(GIVEN PROBLEM)
Omit every picture and return the rest of the data unaltered.

>> Begin

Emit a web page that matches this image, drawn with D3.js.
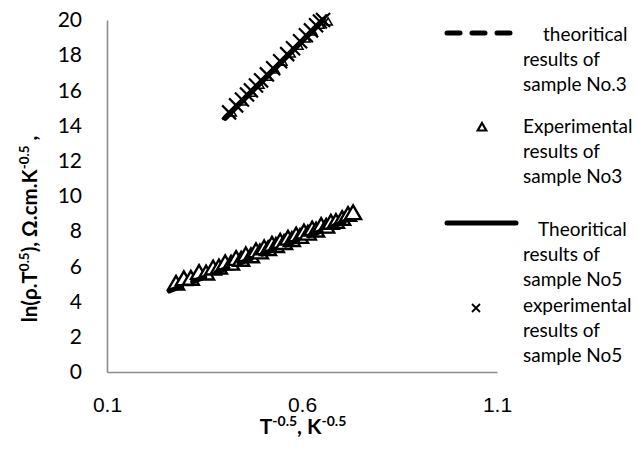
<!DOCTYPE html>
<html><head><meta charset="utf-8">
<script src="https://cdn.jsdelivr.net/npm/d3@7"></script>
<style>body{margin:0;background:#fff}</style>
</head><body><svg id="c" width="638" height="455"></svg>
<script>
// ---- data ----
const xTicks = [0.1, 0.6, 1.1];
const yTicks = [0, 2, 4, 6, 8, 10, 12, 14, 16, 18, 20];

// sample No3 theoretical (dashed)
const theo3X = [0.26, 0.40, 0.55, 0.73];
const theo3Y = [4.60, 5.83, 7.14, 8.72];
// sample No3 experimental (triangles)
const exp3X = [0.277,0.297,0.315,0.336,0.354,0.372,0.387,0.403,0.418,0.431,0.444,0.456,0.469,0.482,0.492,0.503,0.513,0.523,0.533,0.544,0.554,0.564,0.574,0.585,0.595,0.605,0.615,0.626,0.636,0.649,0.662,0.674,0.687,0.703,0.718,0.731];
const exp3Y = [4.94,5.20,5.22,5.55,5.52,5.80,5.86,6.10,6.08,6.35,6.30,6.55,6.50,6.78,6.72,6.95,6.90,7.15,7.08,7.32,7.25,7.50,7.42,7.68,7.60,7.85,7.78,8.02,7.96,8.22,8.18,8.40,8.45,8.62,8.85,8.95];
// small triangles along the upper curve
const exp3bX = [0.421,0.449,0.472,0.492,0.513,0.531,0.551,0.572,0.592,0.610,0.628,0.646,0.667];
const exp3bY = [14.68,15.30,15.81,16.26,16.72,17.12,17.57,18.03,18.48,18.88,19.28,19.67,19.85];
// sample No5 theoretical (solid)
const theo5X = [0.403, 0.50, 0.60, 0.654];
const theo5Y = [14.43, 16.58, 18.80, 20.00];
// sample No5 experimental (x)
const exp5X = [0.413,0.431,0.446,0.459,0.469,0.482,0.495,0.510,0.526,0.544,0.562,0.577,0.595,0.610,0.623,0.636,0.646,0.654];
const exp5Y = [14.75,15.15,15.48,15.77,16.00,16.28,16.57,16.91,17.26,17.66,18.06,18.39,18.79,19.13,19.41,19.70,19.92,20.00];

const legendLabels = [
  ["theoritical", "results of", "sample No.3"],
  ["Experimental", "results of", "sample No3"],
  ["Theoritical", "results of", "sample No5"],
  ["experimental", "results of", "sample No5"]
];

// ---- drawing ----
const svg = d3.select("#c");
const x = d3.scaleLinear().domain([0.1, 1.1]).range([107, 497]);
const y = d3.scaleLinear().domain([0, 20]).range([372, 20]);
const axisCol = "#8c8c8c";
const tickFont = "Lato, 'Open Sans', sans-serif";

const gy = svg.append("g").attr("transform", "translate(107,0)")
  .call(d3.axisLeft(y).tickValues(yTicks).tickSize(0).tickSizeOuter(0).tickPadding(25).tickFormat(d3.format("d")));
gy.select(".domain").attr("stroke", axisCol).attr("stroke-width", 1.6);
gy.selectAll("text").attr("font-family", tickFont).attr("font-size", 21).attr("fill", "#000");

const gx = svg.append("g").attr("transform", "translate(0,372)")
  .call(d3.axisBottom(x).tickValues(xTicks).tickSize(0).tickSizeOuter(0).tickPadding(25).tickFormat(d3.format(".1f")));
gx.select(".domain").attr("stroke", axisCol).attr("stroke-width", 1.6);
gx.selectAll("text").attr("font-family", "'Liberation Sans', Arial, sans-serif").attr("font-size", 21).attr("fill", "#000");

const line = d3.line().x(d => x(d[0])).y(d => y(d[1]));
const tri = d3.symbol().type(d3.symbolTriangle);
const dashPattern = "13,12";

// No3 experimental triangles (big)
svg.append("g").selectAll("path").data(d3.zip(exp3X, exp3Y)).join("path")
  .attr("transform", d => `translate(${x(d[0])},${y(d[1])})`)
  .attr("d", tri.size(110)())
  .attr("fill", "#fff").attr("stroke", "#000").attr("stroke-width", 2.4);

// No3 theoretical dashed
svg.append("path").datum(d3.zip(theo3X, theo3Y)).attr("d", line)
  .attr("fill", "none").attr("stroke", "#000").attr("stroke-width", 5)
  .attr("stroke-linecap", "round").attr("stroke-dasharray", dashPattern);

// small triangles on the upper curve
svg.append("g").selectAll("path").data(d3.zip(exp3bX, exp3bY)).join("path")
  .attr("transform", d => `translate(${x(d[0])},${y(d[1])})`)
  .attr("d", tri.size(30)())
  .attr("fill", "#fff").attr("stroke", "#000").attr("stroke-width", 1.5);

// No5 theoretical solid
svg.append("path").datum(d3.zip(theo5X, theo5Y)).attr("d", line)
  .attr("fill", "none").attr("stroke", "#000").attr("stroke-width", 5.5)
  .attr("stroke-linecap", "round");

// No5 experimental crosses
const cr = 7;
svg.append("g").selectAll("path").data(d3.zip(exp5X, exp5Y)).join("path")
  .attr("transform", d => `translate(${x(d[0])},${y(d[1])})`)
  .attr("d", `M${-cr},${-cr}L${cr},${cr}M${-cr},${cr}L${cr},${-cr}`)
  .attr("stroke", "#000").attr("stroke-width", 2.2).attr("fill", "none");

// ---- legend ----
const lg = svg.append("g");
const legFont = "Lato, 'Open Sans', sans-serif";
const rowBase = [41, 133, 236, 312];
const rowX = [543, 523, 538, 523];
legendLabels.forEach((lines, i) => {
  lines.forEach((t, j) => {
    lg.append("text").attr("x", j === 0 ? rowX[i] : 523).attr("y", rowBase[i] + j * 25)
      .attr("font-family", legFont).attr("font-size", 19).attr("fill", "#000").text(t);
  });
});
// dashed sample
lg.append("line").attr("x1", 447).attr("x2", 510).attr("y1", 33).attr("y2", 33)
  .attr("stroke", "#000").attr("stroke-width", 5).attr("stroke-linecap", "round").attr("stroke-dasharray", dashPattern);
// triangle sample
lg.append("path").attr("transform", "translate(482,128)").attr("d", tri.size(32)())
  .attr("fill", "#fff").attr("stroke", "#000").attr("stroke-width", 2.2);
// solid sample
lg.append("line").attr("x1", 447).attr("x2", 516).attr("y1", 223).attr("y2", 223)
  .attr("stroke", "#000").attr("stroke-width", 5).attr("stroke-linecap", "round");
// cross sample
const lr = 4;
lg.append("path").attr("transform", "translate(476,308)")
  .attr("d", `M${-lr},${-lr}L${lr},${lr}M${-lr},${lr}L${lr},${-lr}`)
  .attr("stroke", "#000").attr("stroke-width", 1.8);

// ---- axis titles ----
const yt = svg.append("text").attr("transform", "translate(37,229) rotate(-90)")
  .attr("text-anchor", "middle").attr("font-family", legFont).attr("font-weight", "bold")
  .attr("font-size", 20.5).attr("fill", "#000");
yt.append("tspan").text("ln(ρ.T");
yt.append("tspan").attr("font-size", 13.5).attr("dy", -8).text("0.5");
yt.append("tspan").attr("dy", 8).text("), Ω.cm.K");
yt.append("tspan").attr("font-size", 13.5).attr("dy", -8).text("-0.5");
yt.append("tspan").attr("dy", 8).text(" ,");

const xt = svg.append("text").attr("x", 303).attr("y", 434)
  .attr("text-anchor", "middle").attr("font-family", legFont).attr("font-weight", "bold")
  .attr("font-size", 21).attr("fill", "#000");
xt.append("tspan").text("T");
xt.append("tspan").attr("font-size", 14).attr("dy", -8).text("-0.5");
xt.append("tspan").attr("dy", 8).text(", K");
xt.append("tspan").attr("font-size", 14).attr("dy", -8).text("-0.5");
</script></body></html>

>> End

(ANSWER BELOW)
Emit a web page that matches this image, drawn with D3.js.
<!DOCTYPE html>
<html><head><meta charset="utf-8">
<script src="https://cdn.jsdelivr.net/npm/d3@7"></script>
<style>body{margin:0;background:#fff}</style>
</head><body><svg id="c" width="638" height="455"></svg>
<script>
// ---- data ----
const xTicks = [0.1, 0.6, 1.1];
const yTicks = [0, 2, 4, 6, 8, 10, 12, 14, 16, 18, 20];

// sample No3 theoretical (dashed)
const theo3X = [0.26, 0.40, 0.55, 0.73];
const theo3Y = [4.60, 5.83, 7.14, 8.72];
// sample No3 experimental (triangles)
const exp3X = [0.277,0.297,0.315,0.336,0.354,0.372,0.387,0.403,0.418,0.431,0.444,0.456,0.469,0.482,0.492,0.503,0.513,0.523,0.533,0.544,0.554,0.564,0.574,0.585,0.595,0.605,0.615,0.626,0.636,0.649,0.662,0.674,0.687,0.703,0.718,0.731];
const exp3Y = [4.94,5.20,5.22,5.55,5.52,5.80,5.86,6.10,6.08,6.35,6.30,6.55,6.50,6.78,6.72,6.95,6.90,7.15,7.08,7.32,7.25,7.50,7.42,7.68,7.60,7.85,7.78,8.02,7.96,8.22,8.18,8.40,8.45,8.62,8.85,8.95];
// small triangles along the upper curve
const exp3bX = [0.421,0.449,0.472,0.492,0.513,0.531,0.551,0.572,0.592,0.610,0.628,0.646,0.667];
const exp3bY = [14.68,15.30,15.81,16.26,16.72,17.12,17.57,18.03,18.48,18.88,19.28,19.67,19.85];
// sample No5 theoretical (solid)
const theo5X = [0.403, 0.50, 0.60, 0.654];
const theo5Y = [14.43, 16.58, 18.80, 20.00];
// sample No5 experimental (x)
const exp5X = [0.413,0.431,0.446,0.459,0.469,0.482,0.495,0.510,0.526,0.544,0.562,0.577,0.595,0.610,0.623,0.636,0.646,0.654];
const exp5Y = [14.75,15.15,15.48,15.77,16.00,16.28,16.57,16.91,17.26,17.66,18.06,18.39,18.79,19.13,19.41,19.70,19.92,20.00];

const legendLabels = [
  ["theoritical", "results of", "sample No.3"],
  ["Experimental", "results of", "sample No3"],
  ["Theoritical", "results of", "sample No5"],
  ["experimental", "results of", "sample No5"]
];

// ---- drawing ----
const svg = d3.select("#c");
const x = d3.scaleLinear().domain([0.1, 1.1]).range([107, 497]);
const y = d3.scaleLinear().domain([0, 20]).range([372, 20]);
const axisCol = "#8c8c8c";
const tickFont = "Lato, 'Open Sans', sans-serif";

const gy = svg.append("g").attr("transform", "translate(107,0)")
  .call(d3.axisLeft(y).tickValues(yTicks).tickSize(0).tickSizeOuter(0).tickPadding(25).tickFormat(d3.format("d")));
gy.select(".domain").attr("stroke", axisCol).attr("stroke-width", 1.6);
gy.selectAll("text").attr("font-family", tickFont).attr("font-size", 21).attr("fill", "#000");

const gx = svg.append("g").attr("transform", "translate(0,372)")
  .call(d3.axisBottom(x).tickValues(xTicks).tickSize(0).tickSizeOuter(0).tickPadding(25).tickFormat(d3.format(".1f")));
gx.select(".domain").attr("stroke", axisCol).attr("stroke-width", 1.6);
gx.selectAll("text").attr("font-family", "'Liberation Sans', Arial, sans-serif").attr("font-size", 21).attr("fill", "#000");

const line = d3.line().x(d => x(d[0])).y(d => y(d[1]));
const tri = d3.symbol().type(d3.symbolTriangle);
const dashPattern = "13,12";

// No3 experimental triangles (big)
svg.append("g").selectAll("path").data(d3.zip(exp3X, exp3Y)).join("path")
  .attr("transform", d => `translate(${x(d[0])},${y(d[1])})`)
  .attr("d", tri.size(110)())
  .attr("fill", "#fff").attr("stroke", "#000").attr("stroke-width", 2.4);

// No3 theoretical dashed
svg.append("path").datum(d3.zip(theo3X, theo3Y)).attr("d", line)
  .attr("fill", "none").attr("stroke", "#000").attr("stroke-width", 5)
  .attr("stroke-linecap", "round").attr("stroke-dasharray", dashPattern);

// small triangles on the upper curve
svg.append("g").selectAll("path").data(d3.zip(exp3bX, exp3bY)).join("path")
  .attr("transform", d => `translate(${x(d[0])},${y(d[1])})`)
  .attr("d", tri.size(30)())
  .attr("fill", "#fff").attr("stroke", "#000").attr("stroke-width", 1.5);

// No5 theoretical solid
svg.append("path").datum(d3.zip(theo5X, theo5Y)).attr("d", line)
  .attr("fill", "none").attr("stroke", "#000").attr("stroke-width", 5.5)
  .attr("stroke-linecap", "round");

// No5 experimental crosses
const cr = 7;
svg.append("g").selectAll("path").data(d3.zip(exp5X, exp5Y)).join("path")
  .attr("transform", d => `translate(${x(d[0])},${y(d[1])})`)
  .attr("d", `M${-cr},${-cr}L${cr},${cr}M${-cr},${cr}L${cr},${-cr}`)
  .attr("stroke", "#000").attr("stroke-width", 2.2).attr("fill", "none");

// ---- legend ----
const lg = svg.append("g");
const legFont = "Lato, 'Open Sans', sans-serif";
const rowBase = [41, 133, 236, 312];
const rowX = [543, 523, 538, 523];
legendLabels.forEach((lines, i) => {
  lines.forEach((t, j) => {
    lg.append("text").attr("x", j === 0 ? rowX[i] : 523).attr("y", rowBase[i] + j * 25)
      .attr("font-family", legFont).attr("font-size", 19).attr("fill", "#000").text(t);
  });
});
// dashed sample
lg.append("line").attr("x1", 447).attr("x2", 510).attr("y1", 33).attr("y2", 33)
  .attr("stroke", "#000").attr("stroke-width", 5).attr("stroke-linecap", "round").attr("stroke-dasharray", dashPattern);
// triangle sample
lg.append("path").attr("transform", "translate(482,128)").attr("d", tri.size(32)())
  .attr("fill", "#fff").attr("stroke", "#000").attr("stroke-width", 2.2);
// solid sample
lg.append("line").attr("x1", 447).attr("x2", 516).attr("y1", 223).attr("y2", 223)
  .attr("stroke", "#000").attr("stroke-width", 5).attr("stroke-linecap", "round");
// cross sample
const lr = 4;
lg.append("path").attr("transform", "translate(476,308)")
  .attr("d", `M${-lr},${-lr}L${lr},${lr}M${-lr},${lr}L${lr},${-lr}`)
  .attr("stroke", "#000").attr("stroke-width", 1.8);

// ---- axis titles ----
const yt = svg.append("text").attr("transform", "translate(37,229) rotate(-90)")
  .attr("text-anchor", "middle").attr("font-family", legFont).attr("font-weight", "bold")
  .attr("font-size", 20.5).attr("fill", "#000");
yt.append("tspan").text("ln(ρ.T");
yt.append("tspan").attr("font-size", 13.5).attr("dy", -8).text("0.5");
yt.append("tspan").attr("dy", 8).text("), Ω.cm.K");
yt.append("tspan").attr("font-size", 13.5).attr("dy", -8).text("-0.5");
yt.append("tspan").attr("dy", 8).text(" ,");

const xt = svg.append("text").attr("x", 303).attr("y", 434)
  .attr("text-anchor", "middle").attr("font-family", legFont).attr("font-weight", "bold")
  .attr("font-size", 21).attr("fill", "#000");
xt.append("tspan").text("T");
xt.append("tspan").attr("font-size", 14).attr("dy", -8).text("-0.5");
xt.append("tspan").attr("dy", 8).text(", K");
xt.append("tspan").attr("font-size", 14).attr("dy", -8).text("-0.5");
</script></body></html>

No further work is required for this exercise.